* EXERCISE DIRECTIONS: Exactly as written, set down the lines from the top of the entries through the line bearing "plt.rcParams['mathtext.fontset'] = 'stix'", with every picture left out.

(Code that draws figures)
++++++
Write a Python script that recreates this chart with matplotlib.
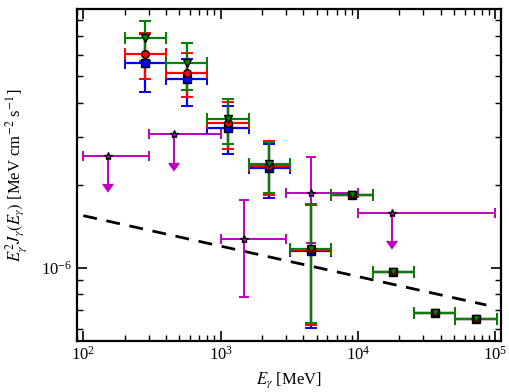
import matplotlib
matplotlib.use('Agg')
import matplotlib.pyplot as plt
import numpy as np

plt.rcParams['font.family'] = 'serif'
plt.rcParams['font.serif'] = ['Liberation Serif', 'DejaVu Serif']
plt.rcParams['mathtext.fontset'] = 'stix'

# energy bins of the three spectra (MeV)
e_mid = [283, 566, 1131, 2263, 4525, 9050, 18100, 36200, 72400]
e_lo = [200, 400, 800, 1600, 3200, 6400, 12800, 25600, 51200]
e_hi = [400, 800, 1600, 3200, 6400, 12800, 25600, 51200, 102400]

# E^2 J(E) values with upper / lower error ends (MeV cm^-2 s^-1)
blue_y = [5.60e-6, 4.87e-6, 3.24e-6, 2.31e-6, 1.155e-6, 1.842e-6, 9.65e-7, 6.86e-7, 6.50e-7]
blue_top = [7.13e-6, 5.80e-6, 3.89e-6, 2.84e-6, 1.69e-6, 1.842e-6, 9.65e-7, 6.86e-7, 6.50e-7]
blue_bot = [4.37e-6, 3.90e-6, 2.60e-6, 1.80e-6, 6.05e-7, 1.842e-6, 9.65e-7, 6.86e-7, 6.50e-7]

red_y = [6.04e-6, 5.12e-6, 3.37e-6, 2.35e-6, 1.16e-6, 1.842e-6, 9.65e-7, 6.86e-7, 6.50e-7]
red_top = [7.17e-6, 6.06e-6, 4.04e-6, 2.91e-6, 1.70e-6, 1.842e-6, 9.65e-7, 6.86e-7, 6.50e-7]
red_bot = [4.88e-6, 4.19e-6, 2.72e-6, 1.85e-6, 6.18e-7, 1.842e-6, 9.65e-7, 6.86e-7, 6.50e-7]

green_y = [6.91e-6, 5.57e-6, 3.48e-6, 2.39e-6, 1.167e-6, 1.842e-6, 9.65e-7, 6.86e-7, 6.50e-7]
green_top = [7.97e-6, 6.59e-6, 4.14e-6, 2.88e-6, 1.708e-6, 1.842e-6, 9.65e-7, 6.86e-7, 6.50e-7]
green_bot = [5.69e-6, 4.45e-6, 2.82e-6, 1.88e-6, 6.28e-7, 1.842e-6, 9.65e-7, 6.86e-7, 6.50e-7]

# magenta points, some of them upper limits
m_x = [151, 461, 1490, 4550, 17770]
m_lo = [100, 302, 1000, 2990, 9950]
m_hi = [302, 1000, 2990, 9950, 99100]
m_y = [2.56e-6, 3.07e-6, 1.277e-6, 1.88e-6, 1.58e-6]
m_top = [2.56e-6, 3.07e-6, 1.766e-6, 2.53e-6, 1.58e-6]
m_bot = [2.02e-6, 2.42e-6, 7.84e-7, 1.233e-6, 1.25e-6]
m_ul = [True, True, False, False, True]

# dashed reference line end points
line_x = [100, 86300]
line_y = [1.549e-6, 7.31e-7]

fig = plt.figure(figsize=(5.1, 3.92), dpi=100)
ax = fig.add_axes([0.151, 0.130, 0.831, 0.847])


def draw(x, lo, hi, y, top, bot, color, marker):
    x = np.array(x)
    y = np.array(y)
    xerr = [x - np.array(lo), np.array(hi) - x]
    yerr = [y - np.array(bot), np.array(top) - y]
    ax.errorbar(x, y, xerr=xerr, yerr=yerr, fmt=marker, color=color,
                mfc=color, mec='k', ms=5.5, elinewidth=1.6, capsize=4,
                capthick=1.4, zorder=3)


draw(e_mid, e_lo, e_hi, blue_y, blue_top, blue_bot, 'b', 's')
draw(e_mid, e_lo, e_hi, red_y, red_top, red_bot, 'r', 'o')
draw(e_mid, e_lo, e_hi, green_y, green_top, green_bot, 'g', 'v')

# magenta: two-sided errors and upper limits
mx = np.array(m_x)
my = np.array(m_y)
ul = np.array(m_ul)
two = ~ul
ax.errorbar(mx[two], my[two],
            xerr=[mx[two] - np.array(m_lo)[two], np.array(m_hi)[two] - mx[two]],
            yerr=[my[two] - np.array(m_bot)[two], np.array(m_top)[two] - my[two]],
            fmt='*', color='m', mfc='m', mec='k', ms=6, elinewidth=1.4,
            capsize=3.5, capthick=1.4, zorder=2)
ax.errorbar(mx[ul], my[ul],
            xerr=[mx[ul] - np.array(m_lo)[ul], np.array(m_hi)[ul] - mx[ul]],
            yerr=my[ul] - np.array(m_bot)[ul], uplims=True,
            fmt='*', color='m', mfc='m', mec='k', ms=6, elinewidth=1.4,
            capsize=3.5, capthick=1.4, zorder=2)

ax.plot(line_x, line_y, 'k--', lw=2, dashes=(5, 3.5), zorder=1)

ax.set_xscale('log')
ax.set_yscale('log')
ax.set_xlim(90, 1.1e5)
ax.set_ylim(5.4e-7, 8.8e-6)

ax.set_xlabel(r'$E_\gamma$ [MeV]', fontsize=12, labelpad=5)
ax.set_ylabel(r'$E_\gamma^2 J_\gamma(E_\gamma)$ [MeV cm$^{-2}$ s$^{-1}$]', fontsize=12, labelpad=9)

for s in ax.spines.values():
    s.set_linewidth(1.6)
ax.tick_params(which='both', direction='in', top=True, right=True, labelsize=12)
ax.tick_params(which='major', length=7, width=1.2)
ax.tick_params(which='minor', length=4, width=1.0)
ax.yaxis.set_minor_formatter(matplotlib.ticker.NullFormatter())

fig.savefig('out.png', dpi=100)
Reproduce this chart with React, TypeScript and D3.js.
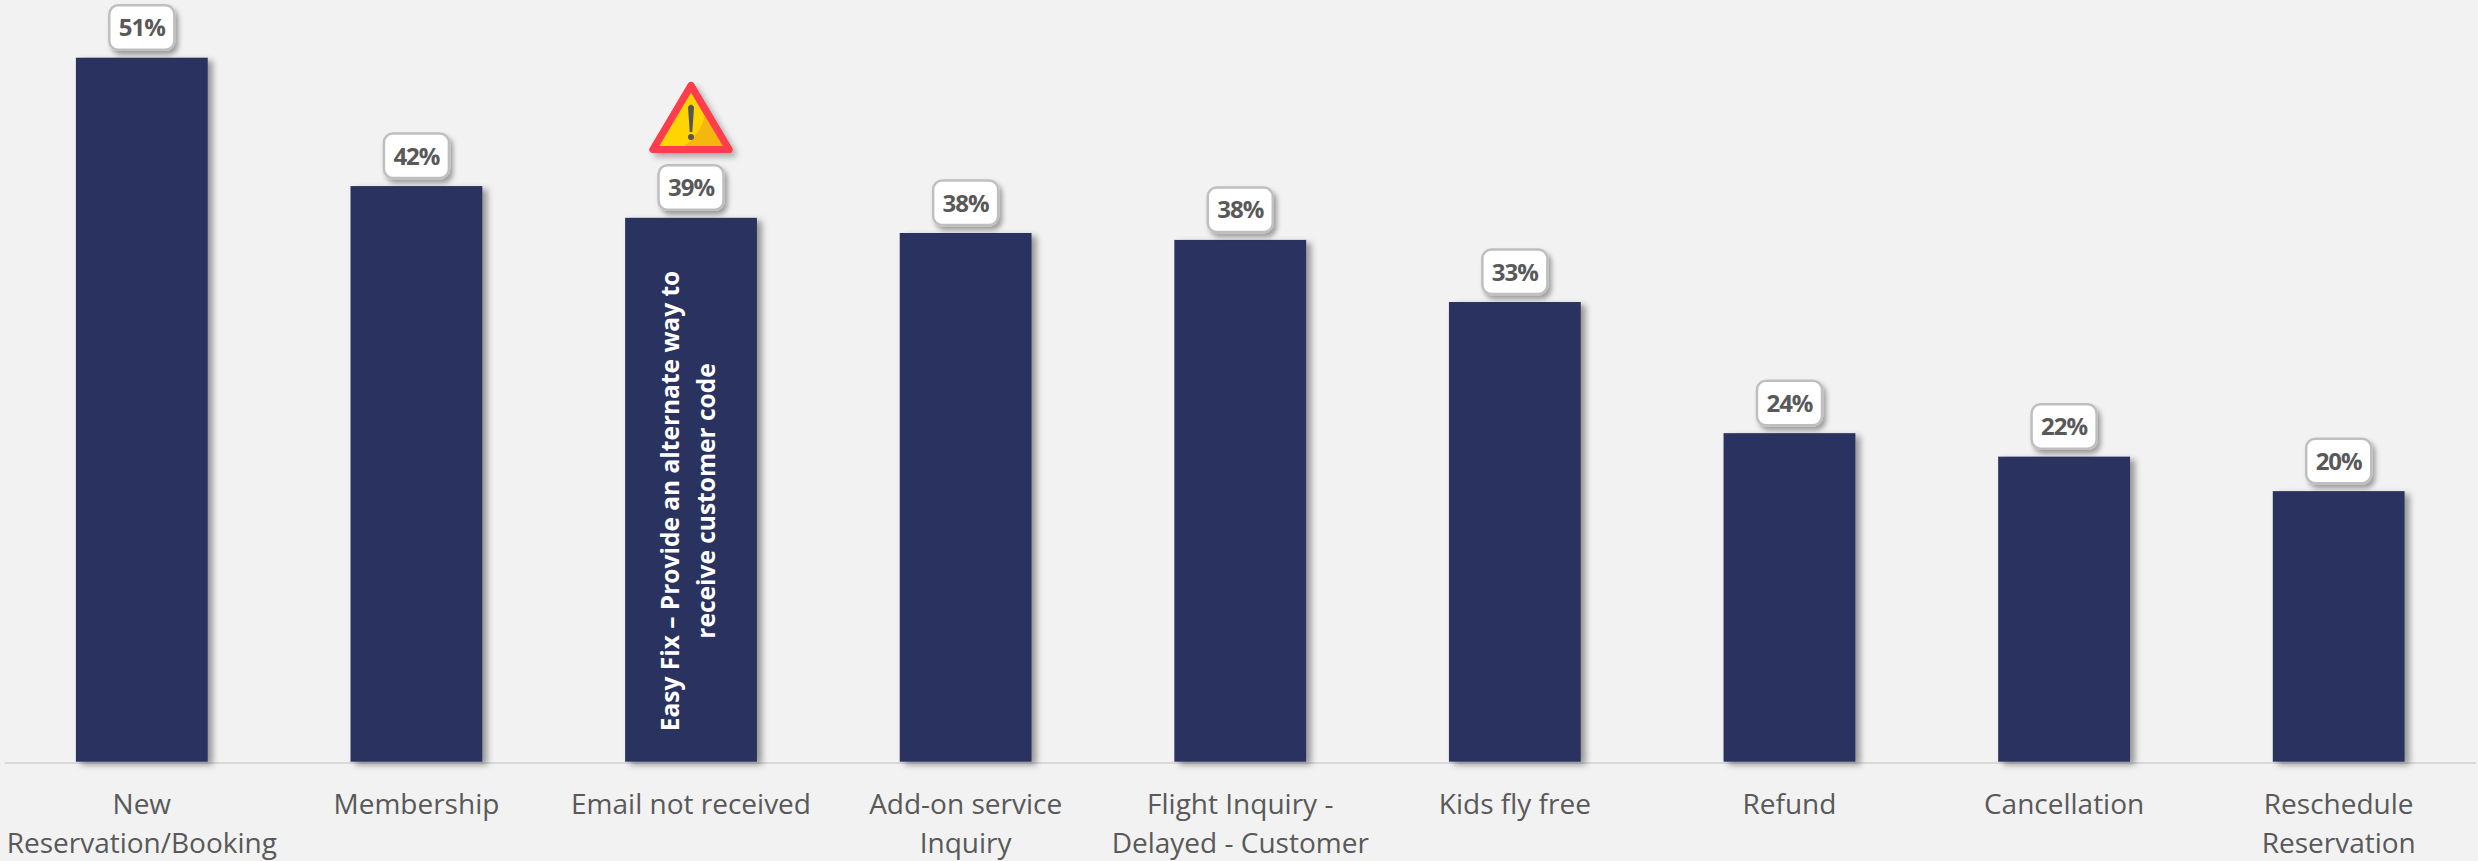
import React, { useEffect } from "react";
import * as d3 from "d3";

const WIDTH = 2478;
const HEIGHT = 861;

const categories = [
  ["New", "Reservation/Booking"],
  ["Membership"],
  ["Email not received"],
  ["Add-on service", "Inquiry"],
  ["Flight Inquiry -", "Delayed - Customer"],
  ["Kids fly free"],
  ["Refund"],
  ["Cancellation"],
  ["Reschedule", "Reservation"],
];
const shares = [51, 41.7, 39.4, 38.3, 37.8, 33.3, 23.8, 22.1, 19.6];
const noteLines = ["Easy Fix – Provide an alternate way to", "receive customer code"];
const flaggedIndex = 2;

const NAVY = "#29305f";
const TEXT = "#595959";
const FONT = "'Open Sans', sans-serif";

export default function App() {
  useEffect(() => {
    document.body.style.margin = "0";
    document.body.style.background = "#f2f2f2";
  }, []);

  const ids = d3.range(categories.length);
  const x = d3.scaleBand<number>().domain(ids).range([4.5, 2476]).paddingInner(0.52).paddingOuter(0.26);
  const y = d3.scaleLinear().domain([0, 51]).range([761.7, 57.7]);
  const pct = (v: number) => d3.format(".0f")(v) + "%";

  const flagCx = x(flaggedIndex)! + x.bandwidth() / 2;
  const noteCy = 501;

  return (
    <svg width={WIDTH} height={HEIGHT} viewBox={`0 0 ${WIDTH} ${HEIGHT}`} style={{ display: "block", background: "#f2f2f2" }}>
      <defs>
        <filter id="barShadow" x="-15%" y="-5%" width="130%" height="110%">
          <feDropShadow dx="5" dy="3" stdDeviation="3" floodColor="#000" floodOpacity="0.38" />
        </filter>
        <filter id="boxShadow" x="-25%" y="-25%" width="150%" height="160%">
          <feDropShadow dx="3" dy="4" stdDeviation="2.5" floodColor="#000" floodOpacity="0.35" />
        </filter>
        <filter id="iconShadow" x="-20%" y="-20%" width="145%" height="145%">
          <feDropShadow dx="4" dy="4" stdDeviation="3" floodColor="#000" floodOpacity="0.3" />
        </filter>
      </defs>

      <line x1={4.5} x2={2476} y1={763} y2={763} stroke="#d9d9d9" strokeWidth={2} />

      {ids.map((i) => {
        const bx = x(i)!;
        const bw = x.bandwidth();
        const top = y(shares[i]);
        const cx = bx + bw / 2;
        return (
          <g key={i}>
            <rect x={bx} y={top} width={bw} height={y(0) - top} fill={NAVY} filter="url(#barShadow)" />
            <rect x={cx - 32.5} y={top - 52.5} width={65} height={44.5} rx={9} fill="#fff" stroke="#bfbfbf" strokeWidth={2.5} filter="url(#boxShadow)" />
            <text x={cx} y={top - 21.5} textAnchor="middle" fontFamily={FONT} fontWeight={700} fontSize={24} letterSpacing={-1} fill={TEXT}>
              {pct(shares[i])}
            </text>
            {categories[i].map((line, k) => (
              <text key={k} x={cx} y={814 + k * 39} textAnchor="middle" fontFamily={FONT} fontSize={28} fill={TEXT}>
                {line}
              </text>
            ))}
          </g>
        );
      })}

      {/* Callout inside the flagged bar, read bottom to top */}
      <g transform={`translate(${flagCx},${noteCy}) rotate(-90)`} fill="#fff" fontFamily={FONT} fontWeight={700} fontSize={24.5} textAnchor="middle">
        {noteLines.map((line, k) => (
          <text key={k} x={0} y={-12 + k * 36}>
            {line}
          </text>
        ))}
      </g>

      {/* Warning sign above the flagged bar */}
      <g transform={`translate(${flagCx},0)`}>
        <g filter="url(#iconShadow)">
          <path d="M0,85.5 L-38,149.5 L38,149.5 Z" fill="#ffd400" stroke="#ff3d4c" strokeWidth={7} strokeLinejoin="round" />
        </g>
        <path d="M15,109 Q12,135 -12,149.5 L38,149.5 Z" fill="#f5b60d" />
        <path d="M0,85.5 L-38,149.5 L38,149.5 Z" fill="none" stroke="#ff3d4c" strokeWidth={7} strokeLinejoin="round" />
        <path d="M-3,107 Q0,102 3,107 L1.3,132 L-1.3,132 Z" fill="#555" />
        <circle cx={0} cy={137} r={3} fill="#555" />
      </g>
    </svg>
  );
}
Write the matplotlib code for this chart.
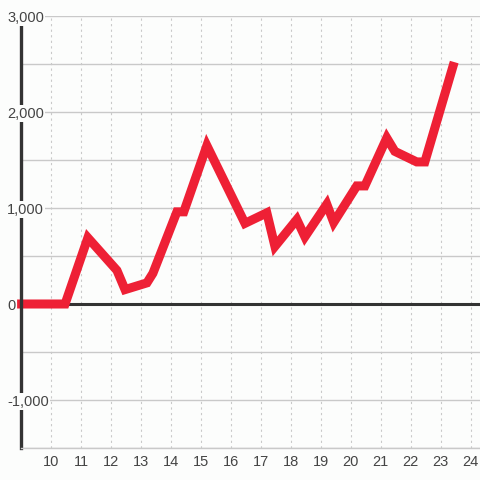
import matplotlib
matplotlib.use("Agg")
import matplotlib.pyplot as plt
from matplotlib.ticker import FuncFormatter

# values
hours = [8.87, 10.47, 11.23, 12.2, 12.47, 13.2, 13.4, 14.2, 14.43, 15.2, 16.47,
         17.2, 17.47, 18.2, 18.47, 19.2, 19.43, 20.2, 20.47, 21.2, 21.47,
         22.2, 22.47, 23.45]
totals = [0, 0, 690, 350, 150, 220, 320, 960, 960, 1650, 840,
          950, 600, 880, 700, 1040, 850, 1230, 1230, 1730, 1590,
          1480, 1480, 2520]
x_ticks = list(range(10, 25))
y_ticks = [-1500, -1000, -500, 0, 500, 1000, 1500, 2000, 2500, 3000]
y_labels = [-1000, 0, 1000, 2000, 3000]

bg = "#fcfdfc"
red = "#ee2035"
dark = "#333333"
grid = "#c9c9c9"

plt.rcParams['font.family'] = ['Liberation Sans', 'DejaVu Sans']
fig = plt.figure(figsize=(4.8, 4.8), dpi=100, facecolor=bg)
ax = fig.add_axes([21 / 480, 32 / 480, 459 / 480, 432 / 480], facecolor=bg)

ax.set_xlim(9.0, 24.31)
ax.set_ylim(-1500, 3000)

ax.set_axisbelow(True)
ax.xaxis.grid(True, color=grid, linestyle=(0, (2, 3)), linewidth=0.8)
ax.hlines(y_ticks, 9.0, 24.31, color=grid, linewidth=1.0, zorder=1)
ax.axhline(0, color=dark, linewidth=2.2, zorder=1.8)

ax.plot(hours, totals, color=red, linewidth=6.5, solid_joinstyle='miter',
        solid_capstyle='butt', zorder=2, clip_on=False)

for s in ['top', 'right']:
    ax.spines[s].set_visible(False)
ax.spines['bottom'].set_color(grid)
ax.spines['bottom'].set_linewidth(1.0)
ax.spines['left'].set_color(dark)
ax.spines['left'].set_linewidth(2.4)
ax.spines['left'].set_zorder(2.5)

ax.set_xticks(x_ticks)
ax.set_yticks(y_labels)
ax.yaxis.set_major_formatter(FuncFormatter(lambda v, p: f"{int(v):,}"))
ax.tick_params(axis='x', length=0, pad=5, labelsize=10.5, labelcolor='#444444')
ax.tick_params(axis='y', length=0, pad=10, labelsize=10.5, labelcolor='#444444')
ax.yaxis.set_zorder(3)
for lbl in ax.get_yticklabels():
    lbl.set_horizontalalignment('left')
    lbl.set_bbox(dict(facecolor=bg, edgecolor='none', pad=1.0))

fig.savefig("out.png", dpi=100, facecolor=bg)
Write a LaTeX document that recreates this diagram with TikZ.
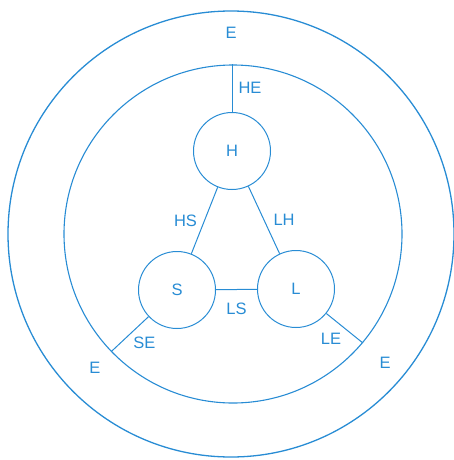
++++++
* RESULT FOR THIS EXERCISE:
Write a Python script that recreates this chart with matplotlib.
import matplotlib
matplotlib.use('Agg')
import matplotlib.pyplot as plt
import numpy as np

plt.rcParams['font.family'] = 'serif'
plt.rcParams['font.serif'] = ['Liberation Serif', 'DejaVu Serif']
plt.rcParams['mathtext.fontset'] = 'stix'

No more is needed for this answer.